Meyer lemons are perhaps my favorite baking fruit of all time. A cross between a lemon and mandarin orange, they have just the right balance of sweet and tart. Several of my friends live in warmer climates where Meyer lemons grow naturally on trees cultivated in gardens or back porches. I love these friends of mine, but do not beat around the bush about resenting their direct access to Meyer lemons while I have to shell out a few bucks every time I need some. I am still hoping (praying) that someday a Meyer lemon tree will be discovered that can survive in the Northeast. I’d grow a whole orchard-full! One of these friends who has access to Meyer lemons is Merry of The Merry Gourmet. As you remember, she gave us a hearty soup recipe last month. I recently saw this recipe on her blog and gave it a try. The cake was thick and moist, but not too dense. It hit all the right notes with the lemony almond flavor combination and was eaten up in two brief days. I think I might make it again soon and offer it to neighbors or friends, it is the perfect kind of bright cheery cake that everyone loves to receive on a drab winter day.
4 Great Meyer Lemon Recipes
1. Meyer Lemon Curd, 5 Ways: This fabulous spread can we used for topping pavlovas, swirling into cheesecake or using for a pie. Best of all, it makes a fantastic gift!
2. Meyer Lemon Sables: These crumbly french sugar cookies contain the perfect dose of lemon in each bite. They look humble but don’t be deceived, the lemony sugar thin is packed with flavor!
3. Skinny Mini Meyer Lemon Cheesecakes: For those of us minding the waistline this skinny cheesecakes are the perfect way to indulge in our favorite Meyer lemon flavor, without all the calories.

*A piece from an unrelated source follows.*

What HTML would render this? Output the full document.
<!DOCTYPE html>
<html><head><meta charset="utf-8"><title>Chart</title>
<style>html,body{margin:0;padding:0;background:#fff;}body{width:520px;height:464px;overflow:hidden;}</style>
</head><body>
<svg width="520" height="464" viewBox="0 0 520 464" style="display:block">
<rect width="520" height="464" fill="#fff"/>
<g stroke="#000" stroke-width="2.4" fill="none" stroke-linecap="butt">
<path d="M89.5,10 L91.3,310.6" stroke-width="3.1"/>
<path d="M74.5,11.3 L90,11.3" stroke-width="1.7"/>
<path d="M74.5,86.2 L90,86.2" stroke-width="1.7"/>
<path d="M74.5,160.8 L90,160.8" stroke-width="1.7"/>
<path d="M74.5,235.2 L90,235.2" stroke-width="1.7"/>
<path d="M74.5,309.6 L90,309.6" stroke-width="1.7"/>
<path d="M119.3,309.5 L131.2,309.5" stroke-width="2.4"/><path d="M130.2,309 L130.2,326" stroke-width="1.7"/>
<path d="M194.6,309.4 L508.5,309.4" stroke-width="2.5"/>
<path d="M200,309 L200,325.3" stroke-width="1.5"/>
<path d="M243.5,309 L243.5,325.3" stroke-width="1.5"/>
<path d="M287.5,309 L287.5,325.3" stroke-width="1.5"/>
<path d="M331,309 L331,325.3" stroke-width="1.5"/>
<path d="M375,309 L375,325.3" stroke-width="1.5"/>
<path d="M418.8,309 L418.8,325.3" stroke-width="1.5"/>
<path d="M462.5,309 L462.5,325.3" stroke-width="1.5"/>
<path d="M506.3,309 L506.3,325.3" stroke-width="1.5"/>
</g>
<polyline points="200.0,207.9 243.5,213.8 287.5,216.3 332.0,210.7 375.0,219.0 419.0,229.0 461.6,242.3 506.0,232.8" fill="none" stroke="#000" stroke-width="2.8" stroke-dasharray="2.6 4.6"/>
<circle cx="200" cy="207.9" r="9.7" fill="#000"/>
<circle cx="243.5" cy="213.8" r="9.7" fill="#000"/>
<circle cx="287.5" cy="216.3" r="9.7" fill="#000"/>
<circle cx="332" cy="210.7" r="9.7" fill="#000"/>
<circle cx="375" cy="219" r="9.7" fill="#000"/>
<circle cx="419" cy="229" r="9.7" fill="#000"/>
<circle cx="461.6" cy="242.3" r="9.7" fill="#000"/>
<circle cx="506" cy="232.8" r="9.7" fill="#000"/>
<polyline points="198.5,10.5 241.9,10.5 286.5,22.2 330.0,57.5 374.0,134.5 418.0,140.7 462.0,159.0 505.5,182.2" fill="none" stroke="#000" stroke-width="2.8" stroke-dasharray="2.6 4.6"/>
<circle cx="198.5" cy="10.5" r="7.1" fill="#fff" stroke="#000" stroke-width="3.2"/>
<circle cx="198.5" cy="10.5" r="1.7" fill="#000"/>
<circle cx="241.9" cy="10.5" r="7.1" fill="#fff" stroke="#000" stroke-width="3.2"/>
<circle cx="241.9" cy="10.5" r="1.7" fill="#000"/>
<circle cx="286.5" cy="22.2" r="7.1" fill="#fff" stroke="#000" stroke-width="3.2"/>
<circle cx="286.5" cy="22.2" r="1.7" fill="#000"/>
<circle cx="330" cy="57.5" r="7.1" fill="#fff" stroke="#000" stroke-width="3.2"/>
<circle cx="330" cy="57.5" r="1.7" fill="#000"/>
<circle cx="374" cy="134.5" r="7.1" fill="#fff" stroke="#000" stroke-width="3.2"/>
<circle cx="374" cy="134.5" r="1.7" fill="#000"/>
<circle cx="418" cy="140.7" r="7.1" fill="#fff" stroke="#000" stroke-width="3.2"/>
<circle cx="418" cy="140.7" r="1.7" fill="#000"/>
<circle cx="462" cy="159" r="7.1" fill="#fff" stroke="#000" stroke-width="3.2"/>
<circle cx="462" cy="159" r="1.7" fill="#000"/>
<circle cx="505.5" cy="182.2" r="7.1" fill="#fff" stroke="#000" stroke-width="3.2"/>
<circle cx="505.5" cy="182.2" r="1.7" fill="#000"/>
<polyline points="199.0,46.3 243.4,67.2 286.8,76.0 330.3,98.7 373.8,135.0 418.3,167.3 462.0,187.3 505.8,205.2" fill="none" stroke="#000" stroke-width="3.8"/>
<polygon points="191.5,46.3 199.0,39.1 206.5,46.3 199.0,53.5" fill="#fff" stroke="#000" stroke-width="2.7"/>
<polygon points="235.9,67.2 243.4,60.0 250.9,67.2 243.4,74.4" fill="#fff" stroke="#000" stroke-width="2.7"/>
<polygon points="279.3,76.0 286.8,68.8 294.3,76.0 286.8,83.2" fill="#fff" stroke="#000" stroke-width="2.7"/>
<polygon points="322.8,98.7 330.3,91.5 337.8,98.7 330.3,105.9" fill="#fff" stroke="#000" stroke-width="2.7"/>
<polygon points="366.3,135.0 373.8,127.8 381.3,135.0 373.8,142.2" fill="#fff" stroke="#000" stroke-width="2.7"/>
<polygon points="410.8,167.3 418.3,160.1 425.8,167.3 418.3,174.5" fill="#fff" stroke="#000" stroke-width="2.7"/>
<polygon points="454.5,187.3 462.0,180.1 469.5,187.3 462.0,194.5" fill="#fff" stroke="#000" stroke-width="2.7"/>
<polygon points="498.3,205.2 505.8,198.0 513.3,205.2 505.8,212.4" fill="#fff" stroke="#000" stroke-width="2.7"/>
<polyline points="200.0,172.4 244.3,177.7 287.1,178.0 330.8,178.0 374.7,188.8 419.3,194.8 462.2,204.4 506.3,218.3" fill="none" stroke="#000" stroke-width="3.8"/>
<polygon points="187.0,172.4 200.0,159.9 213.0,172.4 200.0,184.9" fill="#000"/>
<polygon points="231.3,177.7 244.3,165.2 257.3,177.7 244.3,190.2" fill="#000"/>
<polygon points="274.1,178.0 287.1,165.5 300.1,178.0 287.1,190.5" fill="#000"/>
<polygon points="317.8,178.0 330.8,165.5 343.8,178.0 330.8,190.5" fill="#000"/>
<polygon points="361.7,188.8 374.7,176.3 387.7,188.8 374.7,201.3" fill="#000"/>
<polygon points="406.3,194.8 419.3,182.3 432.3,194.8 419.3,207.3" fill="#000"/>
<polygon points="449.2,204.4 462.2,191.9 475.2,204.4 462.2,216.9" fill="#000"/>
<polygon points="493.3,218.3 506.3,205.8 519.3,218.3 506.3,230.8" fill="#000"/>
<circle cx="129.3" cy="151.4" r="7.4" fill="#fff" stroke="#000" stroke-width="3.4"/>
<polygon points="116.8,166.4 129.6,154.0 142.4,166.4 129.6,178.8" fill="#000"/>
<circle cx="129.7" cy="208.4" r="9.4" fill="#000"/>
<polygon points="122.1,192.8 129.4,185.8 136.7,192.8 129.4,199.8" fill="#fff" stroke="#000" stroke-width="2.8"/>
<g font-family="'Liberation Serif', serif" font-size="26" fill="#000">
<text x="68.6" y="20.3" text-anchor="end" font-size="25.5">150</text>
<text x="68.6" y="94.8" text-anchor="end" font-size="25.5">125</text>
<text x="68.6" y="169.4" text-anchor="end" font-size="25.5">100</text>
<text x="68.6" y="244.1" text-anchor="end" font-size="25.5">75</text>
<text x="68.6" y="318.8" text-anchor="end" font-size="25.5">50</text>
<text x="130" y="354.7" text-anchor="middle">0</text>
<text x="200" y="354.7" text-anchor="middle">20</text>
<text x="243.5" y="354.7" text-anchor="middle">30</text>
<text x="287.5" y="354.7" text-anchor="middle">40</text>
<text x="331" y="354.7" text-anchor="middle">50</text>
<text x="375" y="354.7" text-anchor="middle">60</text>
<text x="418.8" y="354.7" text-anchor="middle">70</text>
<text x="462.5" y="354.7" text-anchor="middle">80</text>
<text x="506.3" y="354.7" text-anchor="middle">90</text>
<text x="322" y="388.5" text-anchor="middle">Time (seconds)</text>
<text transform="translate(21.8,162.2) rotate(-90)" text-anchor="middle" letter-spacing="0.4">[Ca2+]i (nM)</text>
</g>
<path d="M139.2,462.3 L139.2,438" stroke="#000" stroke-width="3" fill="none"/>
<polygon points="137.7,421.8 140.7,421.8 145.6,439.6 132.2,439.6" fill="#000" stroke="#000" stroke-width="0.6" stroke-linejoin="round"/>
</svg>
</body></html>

4. Preserved Meyer Lemons: Preserving Meyer lemons is a great way to make them last. Preserved lemons are particularly delicious in tangines, soups and stews.

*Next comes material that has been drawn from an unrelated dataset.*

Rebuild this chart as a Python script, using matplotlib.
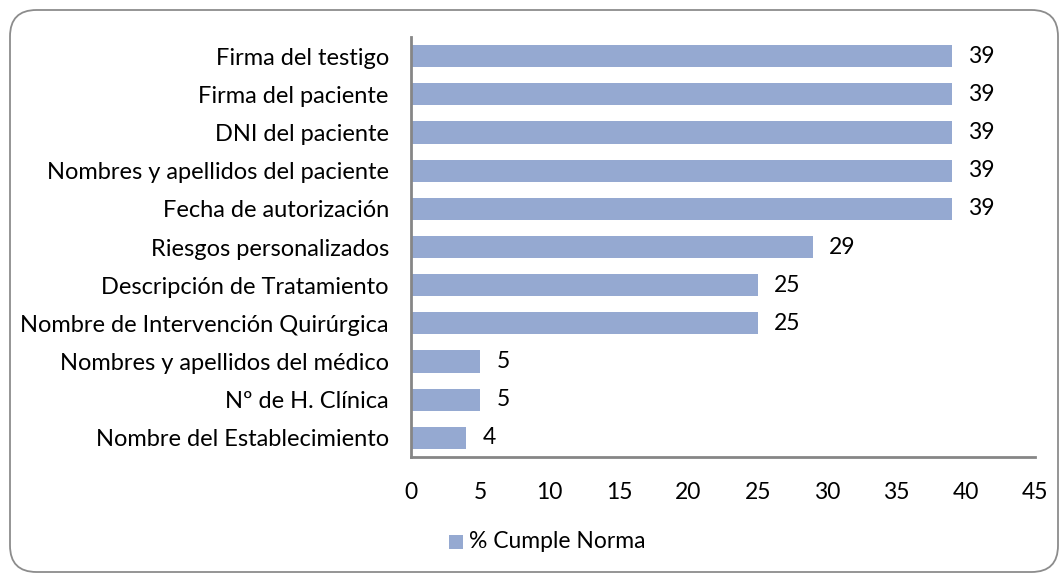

Meyer Lemon Almond Cake, adapted from The Merry Gourmet
1 1/3 cup sugar
8 ounces almond paste
3/4 cup plus 1/4 cup all purpose flour
1 cup unsalted butter, cubed and at room temperature
1 1/2 teaspoons baking powder
3/4 teaspoon kosher salt
1 teaspoon vanilla extract
1 teaspoon Fiori de Sicilia
Zest of 2 Meyer lemons
6 large eggs, room temperature
Ingredients for Meyer Lemon Glaze
1 cup confectioners sugar
2 to 3 tablespoons Meyer lemon juice
Preheat the oven to 325 degrees F. Butter a 9-inch diameter spring form pan, dust with flour, and tap out any excess.
In a small bowl, whisk together 3/4 cup flour, baking powder, and salt. Set aside.

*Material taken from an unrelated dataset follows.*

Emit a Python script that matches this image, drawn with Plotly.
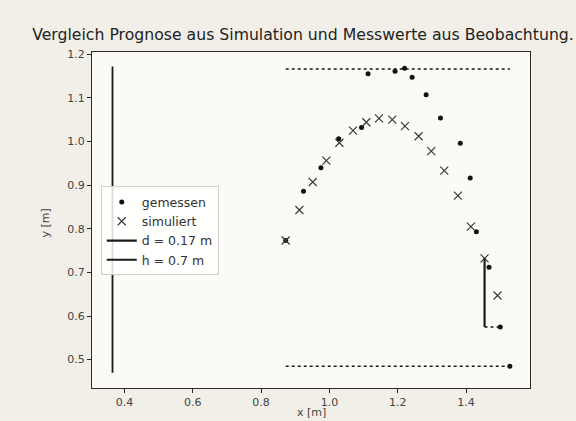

In an electric mixer fitted with a paddle, beat the butter, sugar, almond paste, and 1/4 cup of flour until the mixture resembles sand. Add the cubes of butter, the extracts, and the Meyer lemon zest. Mix well, thenaAdd the eggs, one at a time, mixing well after each addition.
With the mixer on low, add the flour to the wet ingredients bit by bit until just incorporated. Do not overmix. Pour batter into prepared spring form pan and bake for 65 minutes, or until the top is deep brown and is set in the center.
Remove cake from oven and let the cake cool completely before removing the sides of the pan.
To make the Meyer lemon glaze: Whisk the confectioners sugar with lemon juice. Drizzle it over the cake once the cake has cooled.